> **Data lines**:
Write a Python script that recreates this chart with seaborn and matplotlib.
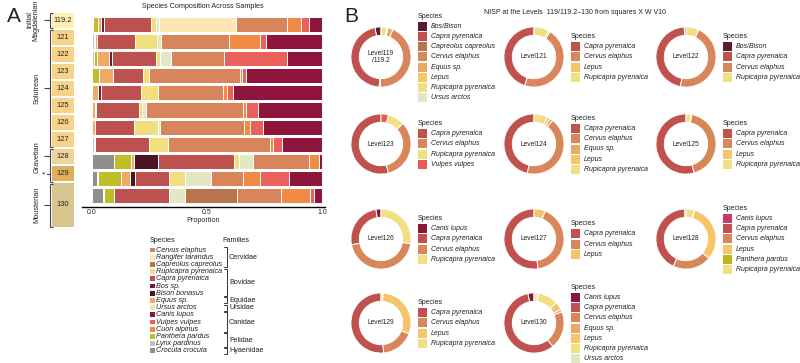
import matplotlib
matplotlib.use("Agg")
import matplotlib.pyplot as plt
from matplotlib.patches import Rectangle
import numpy as np
import pandas as pd
import seaborn as sns

# ---- panel A data: proportions ----
levels = ["119.2", "121", "122", "123", "124", "125", "126", "127", "128", "129", "130"]

crocuta   = [0, 0, 0, 0, 0, 0, 0, 0, .094, .022, .048]
lynx      = [.004, .008, .011, 0, 0, 0, 0, .007, 0, .004, .004]
panthera  = [.022, .005, .010, .033, 0, 0, 0, 0, .076, .098, .043]
equus     = [.012, .010, .054, .058, .026, .012, .014, .007, .012, .039, 0]
bos       = [.014, 0, .011, 0, .014, .007, 0, 0, 0, 0, 0]
bison     = [0, 0, 0, 0, 0, 0, 0, 0, .104, .022, 0]
capra     = [.204, .162, .190, .130, .170, .185, .166, .236, .332, .149, .238]
rupicapra = [.024, .097, .018, .026, .072, .013, .104, .079, .021, .067, 0]
ursus     = [.011, .018, .047, 0, 0, .016, .009, 0, .062, .113, .072]
rangifer  = [.336, 0, 0, 0, 0, 0, 0, 0, 0, 0, 0]
capreolus = [0, 0, 0, 0, 0, 0, 0, 0, 0, 0, .227]
cervus    = [.223, .293, .230, .395, .281, .418, .363, .447, .244, .140, .188]
cuon      = [.061, .133, 0, .012, .015, .013, .029, .012, .041, .072, .127]
vulpes    = [.036, .025, .275, .017, .026, .051, .055, .039, 0, .123, .017]
canis     = [.055, .242, .150, .329, .382, .278, .255, .173, .014, .144, .036]

stack_order = ['Crocuta crocuta', 'Lynx pardinus', 'Panthera pardus', 'Equus sp.', 'Bos sp.',
               'Bison bonasus', 'Capra pyrenaica', 'Rupicapra pyrenaica', 'Ursus arctos',
               'Rangifer tarandus', 'Capreolus capreolus', 'Cervus elaphus', 'Cuon alpinus',
               'Vulpes vulpes', 'Canis lupus']
legend_order = ['Cervus elaphus', 'Rangifer tarandus', 'Capreolus capreolus', 'Rupicapra pyrenaica',
                'Capra pyrenaica', 'Bos sp.', 'Bison bonasus', 'Equus sp.', 'Ursus arctos',
                'Canis lupus', 'Vulpes vulpes', 'Cuon alpinus', 'Panthera pardus',
                'Lynx pardinus', 'Crocuta crocuta']
families = [('Cervidae', 0, 2), ('Bovidae', 3, 6), ('Equidae', 7, 7), ('Ursidae', 8, 8),
            ('Canidae', 9, 11), ('Felidae', 12, 13), ('Hyaenidae', 14, 14)]

colA = {'Cervus elaphus': '#d8855b', 'Rangifer tarandus': '#fde6b4', 'Capreolus capreolus': '#b8744a',
        'Rupicapra pyrenaica': '#f1de7f', 'Capra pyrenaica': '#bd5150', 'Bos sp.': '#6e1d3a',
        'Bison bonasus': '#4d1524', 'Equus sp.': '#eeaa66', 'Ursus arctos': '#e4e7c3',
        'Canis lupus': '#8e153b', 'Vulpes vulpes': '#e9615a', 'Cuon alpinus': '#f08a45',
        'Panthera pardus': '#bfbd2a', 'Lynx pardinus': '#c2c2c2', 'Crocuta crocuta': '#8f8f8f'}

# ---- panel B data: NISP percentages per level ----
sp119 = ['Bos/Bison', 'Capra pyrenaica', 'Capreolus capreolus', 'Cervus elaphus', 'Equus sp.',
         'Lepus', 'Rupicapra pyrenaica', 'Ursus arctos']
val119 = [3.3, 45.8, 0.6, 43.9, 2.8, 0.6, 2.8, 0.3]
sp121 = ['Capra pyrenaica', 'Cervus elaphus', 'Lepus', 'Rupicapra pyrenaica']
val121 = [45, 46, 1, 8]
sp122 = ['Bos/Bison', 'Capra pyrenaica', 'Cervus elaphus', 'Rupicapra pyrenaica']
val122 = [1, 46, 46, 7]
sp123 = ['Capra pyrenaica', 'Cervus elaphus', 'Rupicapra pyrenaica', 'Vulpes vulpes']
val123 = [54, 33, 9, 4]
sp124 = ['Capra pyrenaica', 'Cervus elaphus', 'Equus sp.', 'Lepus', 'Rupicapra pyrenaica']
val124 = [46.4, 43, 1.7, 1.7, 7.2]
sp125 = ['Capra pyrenaica', 'Cervus elaphus', 'Lepus', 'Rupicapra pyrenaica']
val125 = [54.4, 42.5, 0.3, 2.8]
sp126 = ['Canis lupus', 'Capra pyrenaica', 'Cervus elaphus', 'Rupicapra pyrenaica']
val126 = [2.8, 25.3, 44.4, 27.5]
sp127 = ['Capra pyrenaica', 'Cervus elaphus', 'Lepus']
val127 = [52.2, 41.7, 6.1]
sp128 = ['Canis lupus', 'Capra pyrenaica', 'Cervus elaphus', 'Lepus', 'Panthera pardus',
         'Rupicapra pyrenaica']
val128 = [0.8, 42.2, 20.8, 31.4, 0.3, 4.4]
sp129 = ['Capra pyrenaica', 'Cervus elaphus', 'Lepus', 'Rupicapra pyrenaica']
val129 = [51.4, 17.8, 29.7, 1.1]
sp130 = ['Canis lupus', 'Capra pyrenaica', 'Cervus elaphus', 'Equus sp.', 'Lepus',
         'Rupicapra pyrenaica', 'Ursus arctos']
val130 = [3.3, 57.5, 20.3, 1.4, 4.2, 11.1, 2.2]

colB = {'Bos/Bison': '#5b1a2e', 'Canis lupus': '#8c1538', 'Capra pyrenaica': '#bf514e',
        'Capreolus capreolus': '#b8744b', 'Cervus elaphus': '#d9865a', 'Equus sp.': '#eba864',
        'Lepus': '#f5c56b', 'Panthera pardus': '#b7b81f', 'Rupicapra pyrenaica': '#f0df83',
        'Ursus arctos': '#e1e6c3', 'Vulpes vulpes': '#e95b52'}

sns.set_style("white")
plt.rcParams['font.family'] = ['Liberation Sans', 'DejaVu Sans']
plt.rcParams['text.color'] = '#222222'

W, H = 800, 363
fig = plt.figure(figsize=(8, 3.63), dpi=100)


def px_axes(x0, y0, w, h):
    return fig.add_axes([x0 / W, 1 - (y0 + h) / H, w / W, h / H])


bg = fig.add_axes([0, 0, 1, 1])
bg.set_xlim(0, W)
bg.set_ylim(H, 0)
bg.axis('off')

# ---------------- panel A ----------------
comp = pd.DataFrame({'Crocuta crocuta': crocuta, 'Lynx pardinus': lynx, 'Panthera pardus': panthera,
                     'Equus sp.': equus, 'Bos sp.': bos, 'Bison bonasus': bison,
                     'Capra pyrenaica': capra, 'Rupicapra pyrenaica': rupicapra,
                     'Ursus arctos': ursus, 'Rangifer tarandus': rangifer,
                     'Capreolus capreolus': capreolus, 'Cervus elaphus': cervus,
                     'Cuon alpinus': cuon, 'Vulpes vulpes': vulpes, 'Canis lupus': canis},
                    index=levels)
comp = comp.div(comp.sum(axis=1), axis=0)
cum = comp[stack_order].cumsum(axis=1)

axA = px_axes(82, 14, 243, 193)
for sp in reversed(stack_order):
    sns.barplot(x=cum[sp].values, y=levels, order=levels, orient='h', color=colA[sp],
                saturation=1, width=0.88, edgecolor='white', linewidth=0.7,
                errorbar=None, ax=axA)
axA.set_xlim(-0.043, 1.013)
axA.set_ylim(10.67, -0.61)
axA.set_yticks([])
axA.set_ylabel('')
axA.set_xticks([0, 0.5, 1])
axA.set_xticklabels(['0.0', '0.5', '1.0'], fontsize=5)
axA.tick_params(axis='x', length=0, pad=1.5)
for s in ['top', 'right', 'left']:
    axA.spines[s].set_visible(False)
axA.spines['bottom'].set_color('black')
axA.spines['bottom'].set_linewidth(1)
axA.set_xlabel('Proportion', fontsize=5.2, labelpad=1)
axA.patch.set_alpha(0)

bg.text(203, 6, 'Species Composition Across Samples', ha='center', va='center', fontsize=5.2)
bg.text(14, 17, 'A', ha='center', va='center', fontsize=15)

# level boxes
box_labels = ["119.2", "121", "122", "123", "124", "125", "126", "127", "128", "129", "130"]
box_colors = ['#fcf0b4'] + ['#f8d288'] * 7 + ['#eed49a', '#e1ae5e', '#d8c58f']
for i, (lab, c) in enumerate(zip(box_labels, box_colors)):
    y0, h = (12 + 17 * i, 17) if i < 10 else (182, 46)
    bg.add_patch(Rectangle((52, y0 + 0.6), 22, h - 1.2, facecolor=c, edgecolor='none'))
    bg.text(63, y0 + h / 2, lab, ha='center', va='center', fontsize=5.4)


def bracket(y0, y1, ym):
    kw = dict(color='#444444', lw=0.8, solid_capstyle='butt')
    bg.plot([50, 50], [y0, y1], **kw)
    bg.plot([50, 53], [y0, y0], **kw)
    bg.plot([50, 53], [y1, y1], **kw)
    bg.plot([44, 50], [ym, ym], **kw)


bracket(13, 28, 20)
bracket(30, 147, 88)
bracket(149, 182, 156)
bracket(184, 227, 205)
bg.plot([47, 50], [174, 174], color='#444444', lw=0.8)
bg.text(44, 175, '*', ha='center', va='center', fontsize=6)
bg.text(33, 20, 'Initial\nMagdalenian', rotation=90, ha='center', va='center',
        fontsize=5.2, linespacing=0.9)
bg.text(37, 88, 'Solutrean', rotation=90, ha='center', va='center', fontsize=5.3)
bg.text(37, 157, 'Gravetian', rotation=90, ha='center', va='center', fontsize=5.3)
bg.text(37, 205, 'Mousterian', rotation=90, ha='center', va='center', fontsize=5.3)

# panel A legend with families
bg.text(150, 241, 'Species', va='center', fontsize=5.2)
bg.text(222, 241, 'Families', va='center', fontsize=5.2)
item_y = [250 + 7.2 * k for k in range(len(legend_order))]
for sp, y in zip(legend_order, item_y):
    bg.add_patch(Rectangle((150, y - 2.4), 4.8, 4.8, facecolor=colA[sp], lw=0))
    bg.text(156.5, y, sp, va='center', fontsize=5.2, style='italic')
for fam, a, b in families:
    ya, yb = item_y[a] - 3, item_y[b] + 3
    kw = dict(color='#333333', lw=0.7)
    bg.plot([224, 227, 227, 224], [ya, ya, yb, yb], **kw)
    bg.text(229, (ya + yb) / 2, fam, va='center', fontsize=5.2)

# ---------------- panel B ----------------
bg.text(351, 17, 'B', ha='center', va='center', fontsize=15)
bg.text(575, 12, 'NISP at the Levels  119/119.2\u2013130 from squares X W V10',
        ha='center', va='center', fontsize=5)

donuts = [('Level119\n/119.2', sp119, val119), ('Level121', sp121, val121),
          ('Level122', sp122, val122), ('Level123', sp123, val123),
          ('Level124', sp124, val124), ('Level125', sp125, val125),
          ('Level126', sp126, val126), ('Level127', sp127, val127),
          ('Level128', sp128, val128), ('Level129', sp129, val129),
          ('Level130', sp130, val130)]
col_x = [381, 534, 686]
row_y = [57, 144, 239, 323]

for k, (lab, sps, vals) in enumerate(donuts):
    cx, cy = col_x[k % 3], row_y[k // 3]
    cols = [colB[s] for s in sps]
    if lab == 'Level128':
        cols = ['#c83a6e' if s == 'Canis lupus' else c for s, c in zip(sps, cols)]
    ax = px_axes(cx - 31, cy - 31, 62, 62)
    ax.pie(vals, colors=cols, startangle=90, counterclock=True,
           wedgeprops=dict(width=0.28, edgecolor='white', linewidth=0.7))
    ax.set_xlim(-1.03, 1.03)
    ax.set_ylim(-1.03, 1.03)
    ax.text(0, 0, lab, ha='center', va='center', fontsize=4.8, linespacing=1.0)

    lx = cx + 37
    n = len(sps)
    bg.text(lx, cy + (-1 - (n - 1) / 2) * 10.2 + 5, 'Species', va='center', fontsize=5)
    for j, (s, c) in enumerate(zip(sps, cols)):
        y = cy + (j - (n - 1) / 2) * 10.2 + 5
        bg.add_patch(Rectangle((lx, y - 4.5), 9, 9, facecolor=c, lw=0))
        bg.text(lx + 13, y, s, va='center', fontsize=5, style='italic')

fig.savefig('out.png', dpi=100)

> **Written task**:
Extract every line containing the string "seaborn" from the data above.

> **Output below**:
Write a Python script that recreates this chart with seaborn and matplotlib.
import seaborn as sns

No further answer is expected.